As readers of this blog well know, I write about what I consider to be the biggest and most serious problems our country faces. And you probably also know what I consider to be the biggest problem of all: our national debt.
As bad as our debt problem is, the practical problem is what should we do about it? Of course, we need to restrain the growth of spending and/or raise taxes. But what is a reasonable way to get this done? I used to think that the best solution is to do a better job of controlling the growth of entitlement spending. This would still help a lot, of course, but such a strategy may not be enough because the problem is getting so much worse all the time. Starting with George W. Bush, the debt problem has accelerated with each successive president: Bush, Obama, Trump, and now Biden. It is discouraging and demoralizing to think that our debt problem is now so bad that it may be almost insolvable short of a huge crisis.
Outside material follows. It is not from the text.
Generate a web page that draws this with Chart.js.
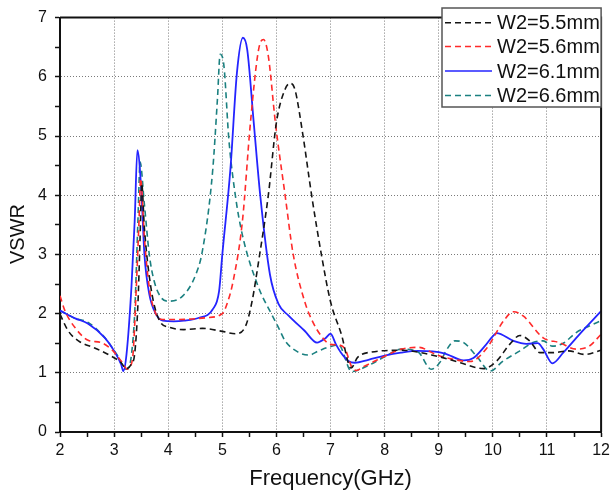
<!DOCTYPE html>
<html>
<head>
<meta charset="utf-8">
<title>VSWR</title>
<script src="https://cdn.jsdelivr.net/npm/chart.js@4.4.0/dist/chart.umd.min.js"></script>
<style>
  html, body { margin: 0; padding: 0; background: #fff; }
  #wrap { width: 614px; height: 492px; }
</style>
</head>
<body>
<div id="wrap"><canvas id="myChart" width="614" height="492"></canvas></div>
<script>
// series (frequency in GHz, VSWR)
var labels = ['W2=5.5mm', 'W2=5.6mm', 'W2=6.1mm', 'W2=6.6mm']

var f55 = [2.0, 2.15, 2.34, 2.64, 2.95, 3.13, 3.22, 3.32, 3.38, 3.44, 3.48, 3.51, 3.56, 3.68, 3.84, 4.02, 4.29, 4.63, 5.0, 5.24, 5.43, 5.55, 5.67, 5.85, 6.0, 6.16, 6.25, 6.34, 6.49, 6.65, 6.83, 7.0, 7.2, 7.38, 7.5, 7.76, 8.31, 8.97, 9.4, 9.83, 10.07, 10.31, 10.5, 10.68, 10.87, 11.1, 11.4, 11.7, 12.0]
var v55 = [1.99, 1.71, 1.54, 1.42, 1.28, 1.17, 1.07, 1.15, 1.32, 2.16, 3.28, 4.2, 3.44, 2.44, 1.88, 1.77, 1.73, 1.75, 1.7, 1.66, 1.79, 2.21, 2.88, 4.0, 5.23, 5.79, 5.89, 5.79, 5.01, 4.0, 3.0, 2.2, 1.65, 1.08, 1.26, 1.35, 1.38, 1.28, 1.17, 1.07, 1.2, 1.48, 1.63, 1.54, 1.34, 1.34, 1.37, 1.31, 1.38]

var f56 = [2.0, 2.09, 2.28, 2.52, 2.76, 2.98, 3.13, 3.25, 3.29, 3.35, 3.41, 3.46, 3.49, 3.56, 3.65, 3.77, 3.9, 4.17, 4.7, 5.0, 5.1, 5.2, 5.37, 5.52, 5.67, 5.76, 5.85, 5.98, 6.16, 6.31, 6.52, 6.65, 6.83, 7.0, 7.15, 7.27, 7.39, 7.48, 7.6, 7.76, 8.0, 8.31, 8.62, 8.97, 9.2, 9.58, 9.89, 10.2, 10.38, 10.56, 10.93, 11.23, 11.54, 11.78, 12.0]
var v56 = [2.3, 2.05, 1.76, 1.55, 1.51, 1.37, 1.2, 1.06, 1.1, 1.32, 2.44, 3.56, 4.28, 3.28, 2.44, 2.0, 1.9, 1.9, 1.93, 2.0, 2.2, 2.55, 3.55, 5.23, 6.46, 6.63, 6.35, 5.23, 4.0, 3.0, 2.21, 1.9, 1.62, 1.48, 1.47, 1.4, 1.1, 1.04, 1.1, 1.17, 1.28, 1.4, 1.43, 1.3, 1.24, 1.19, 1.42, 1.88, 2.03, 1.96, 1.59, 1.51, 1.4, 1.45, 1.65]

var f61 = [2.0, 2.28, 2.52, 2.83, 3.0, 3.13, 3.17, 3.23, 3.32, 3.38, 3.43, 3.5, 3.56, 3.65, 3.77, 3.9, 4.1, 4.29, 4.57, 4.82, 4.94, 5.0, 5.15, 5.27, 5.38, 5.46, 5.58, 5.7, 5.88, 6.04, 6.22, 6.52, 6.75, 6.9, 7.0, 7.1, 7.2, 7.33, 7.45, 7.7, 8.0, 8.3, 8.62, 9.1, 9.46, 9.64, 9.85, 10.0, 10.07, 10.38, 10.62, 10.83, 10.93, 11.1, 11.3, 11.6, 12.0]
var v61 = [2.05, 1.92, 1.83, 1.59, 1.37, 1.14, 1.03, 1.32, 2.44, 3.56, 4.76, 4.12, 3.0, 2.33, 2.0, 1.88, 1.87, 1.88, 1.93, 2.07, 2.38, 3.0, 4.45, 6.07, 6.66, 6.46, 5.23, 4.0, 2.66, 2.16, 1.97, 1.71, 1.51, 1.58, 1.66, 1.48, 1.33, 1.2, 1.17, 1.22, 1.29, 1.34, 1.37, 1.33, 1.21, 1.25, 1.45, 1.62, 1.67, 1.54, 1.49, 1.5, 1.4, 1.16, 1.34, 1.65, 2.04]

var f66 = [2.0, 2.28, 2.52, 2.83, 3.07, 3.22, 3.28, 3.32, 3.38, 3.44, 3.48, 3.56, 3.65, 3.74, 3.87, 4.0, 4.27, 4.51, 4.63, 4.82, 4.91, 4.96, 5.03, 5.12, 5.24, 5.37, 5.67, 5.91, 6.04, 6.16, 6.4, 6.6, 6.78, 7.02, 7.15, 7.39, 7.69, 8.0, 8.31, 8.62, 8.86, 9.04, 9.12, 9.3, 9.46, 9.7, 9.95, 10.19, 10.5, 10.74, 10.93, 11.1, 11.3, 11.54, 11.78, 12.0]
var v66 = [2.05, 1.92, 1.85, 1.59, 1.28, 1.06, 1.11, 1.3, 2.0, 3.56, 4.56, 3.84, 3.0, 2.55, 2.27, 2.21, 2.3, 2.66, 3.05, 4.4, 5.63, 6.38, 6.18, 4.95, 4.0, 3.33, 2.44, 1.99, 1.76, 1.54, 1.35, 1.3, 1.37, 1.45, 1.47, 1.02, 1.12, 1.27, 1.4, 1.35, 1.06, 1.2, 1.35, 1.54, 1.51, 1.28, 1.03, 1.2, 1.37, 1.51, 1.54, 1.45, 1.5, 1.68, 1.79, 1.88]

var xTicks = [2, 3, 4, 5, 6, 7, 8, 9, 10, 11, 12]
var yTicks = [0, 1, 2, 3, 4, 5, 6, 7]

var colors = ['#151515', '#ff2a2a', '#2424ff', '#1b8080']
var dashes = [[6, 4], [6, 4], [], [6, 4]]

function pts (xs, ys) {
  var out = []
  for (var i = 0; i < xs.length; i++) {
    out.push({x: xs[i], y: ys[i]})
  }
  return out
}

var series = [pts(f55, v55), pts(f56, v56), pts(f61, v61), pts(f66, v66)]
var datasets = []
for (var i = 0; i < series.length; i++) {
  datasets.push({
    label: labels[i],
    data: series[i],
    borderColor: colors[i],
    borderWidth: i == 2 ? 1.8 : 1.6,
    borderDash: dashes[i],
    pointRadius: 0,
    fill: false,
    cubicInterpolationMode: 'monotone'
  })
}

var FONT = 'Liberation Sans, Arial, sans-serif'

function isMajor (v, list) {
  return list.indexOf(v) >= 0
}

// grid only on inner integer values, minor half-steps only get ticks
function gridColor (list, lo, hi) {
  return function (c) {
    var v = c.tick ? c.tick.value : null
    if (v !== null && isMajor(v, list) && v > lo && v < hi) return '#7a7a7a'
    return 'rgba(0,0,0,0)'
  }
}

// top/right frame + legend box + y title
var extras = {
  id: 'extras',
  afterDraw (chart) {
    var ctx = chart.ctx
    var a = chart.chartArea
    ctx.save()
    ctx.strokeStyle = '#111'
    ctx.lineWidth = 2
    ctx.beginPath()
    ctx.moveTo(a.left, a.top)
    ctx.lineTo(a.right, a.top)
    ctx.lineTo(a.right, a.bottom)
    ctx.stroke()

    // legend
    var bx = 442, by = 8, bw = a.right - 442, bh = 99
    ctx.fillStyle = '#fff'
    ctx.fillRect(bx, by, bw, bh)
    ctx.strokeStyle = '#555'
    ctx.lineWidth = 1.5
    ctx.strokeRect(bx, by, bw, bh)
    var rows = [22.7, 46.5, 71, 95.5]
    ctx.font = '20px ' + FONT
    ctx.textBaseline = 'middle'
    ctx.textAlign = 'left'
    for (var i = 0; i < labels.length; i++) {
      ctx.strokeStyle = colors[i]
      ctx.lineWidth = 1.6
      ctx.setLineDash(dashes[i])
      ctx.beginPath()
      ctx.moveTo(445, rows[i])
      ctx.lineTo(492, rows[i])
      ctx.stroke()
      ctx.setLineDash([])
      ctx.fillStyle = '#111'
      ctx.fillText(labels[i], 497, rows[i] + 1)
    }

    // y title
    ctx.translate(18, 234)
    ctx.rotate(-Math.PI / 2)
    ctx.textAlign = 'center'
    ctx.font = '20px ' + FONT
    ctx.fillText('VSWR', 0, 0)
    ctx.restore()
  }
}

var ctx = document.getElementById('myChart').getContext('2d')
var chart = new Chart(ctx, {
  type: 'line',
  data: {datasets: datasets},
  plugins: [extras],
  options: {
    responsive: false,
    animation: false,
    layout: {padding: {top: 15, right: 9, left: 0, bottom: 0}},
    plugins: {
      legend: {display: false},
      tooltip: {enabled: false}
    },
    scales: {
      x: {
        type: 'linear',
        min: 2,
        max: 12,
        afterFit (s) { s.height = 60 },
        ticks: {
          stepSize: 0.5,
          autoSkip: false,
          maxRotation: 0,
          padding: 4,
          color: '#111',
          font: {family: FONT, size: 16},
          callback (v) { return isMajor(v, xTicks) ? String(v) : '' }
        },
        grid: {
          color: gridColor(xTicks, 2, 12),
          lineWidth: 1,
          tickColor: '#111',
          tickWidth: 1.5,
          tickLength: 5
        },
        border: {display: true, color: '#111', width: 2, dash: [1, 2]},
        title: {
          display: true,
          text: 'Frequency(GHz)',
          color: '#111',
          font: {family: FONT, size: 22},
          padding: {top: 0, bottom: 0}
        }
      },
      y: {
        min: 0,
        max: 7,
        afterFit (s) { s.width = 60 },
        ticks: {
          stepSize: 0.5,
          autoSkip: false,
          padding: 8,
          color: '#111',
          font: {family: FONT, size: 16},
          callback (v) { return isMajor(v, yTicks) ? String(v) : '' }
        },
        grid: {
          color: gridColor(yTicks, 0, 7),
          lineWidth: 1,
          tickColor: '#111',
          tickWidth: 1.5,
          tickLength: 5
        },
        border: {display: true, color: '#111', width: 2, dash: [1, 2]}
      }
    }
  }
})
</script>
</body>
</html>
For all these reasons I am highly intrigued by an article in the current edition of National Affairs by Avik Roy, “Bitcoin and the U.S. Fiscal Reckoning.” Mr. Roy says that soon “policymakers will face a Solomonic choice: either protect Americans from inflation (by raising interest rates) or protect the government’s ability to engage in deficit spending (by continually printing more money). It will be impossible to do both. Over time, this compounding problem will escalate the importance of Bitcoin.”
Here is a brief summary of his argument:
- When viewed through the lens of human history, free-floating global exchange rates (like we have at present) remain an unprecedented economic experiment – with one fatal flaw. They enable deficit spending.
- There are several reasons to believe that America’s fiscal profligacy cannot go on forever. Most importantly is the unanimous judgment of history: in every country and in every era, runaway deficits and skyrocketing debt have ended in economic stagnation or ruin.
- Indications that investors are growing increasingly concerned about the U.S. fiscal and monetary picture – and are in turn assigning more risk to “risk-free” Treasury bonds – are on the rise. Between 2010 and 2020, the share of U.S. securities owned by foreign entities fell from 47% to 32%. As foreign investors reduce their purchase of U.S. government debt, the Fed is forced to increase its own bond purchases.
- Until and unless Congress reduces the trajectory of the federal debt, U.S. monetary policy has entered a vicious cycle from which there is no obvious escape.
- Satoshi Nakamoto, the creator of Bitcoin, wrote in 2009, “the root problem with conventional currency is all the trust that’s required to make it work. The central bank must be trusted not to debase the currency, but the history of fiat currencies is full of breaches of that trust.
- Bitcoin has the same five important qualities as gold has: it is unforgeable, divisible, durable, fungible, and scarce. Furthermore, bitcoin is rarer, more portable, and more secure than gold. And it cannot be censored (e.g. by China).
- Policymakers will be tempted to impose capital controls that restrict the ability of Americans to exchange dollars for bitcoin. This would be a huge mistake by confirming to the world that the United States no longer believes in the competitiveness of its currency.
- Instead, federal policymakers would do well to embrace the role of bitcoin as a geopolitically neutral reserve asset. In fact, the Treasury Department should consider replacing a fraction of its holdings – say 10% – with bitcoin, sending a positive signal to the innovative blockchain sector.
- Ideally, the rise of bitcoin will motivate the U.S. to mend its fiscal ways. But even if this doesn’t happen, ordinary Americans will have the opportunity to protect their savings from the federal government’s fiscal mismanagement.
Conclusion. Bitcoin represents an enormous strategic opportunity for individual Americans and the U.S. as a whole. The bitcoin currency and its underlying technology could become the next great driver of American growth. But in order for this to happen, the changeover from the current fiat currency must begin to take place before the economy is decimated by drastic inflation.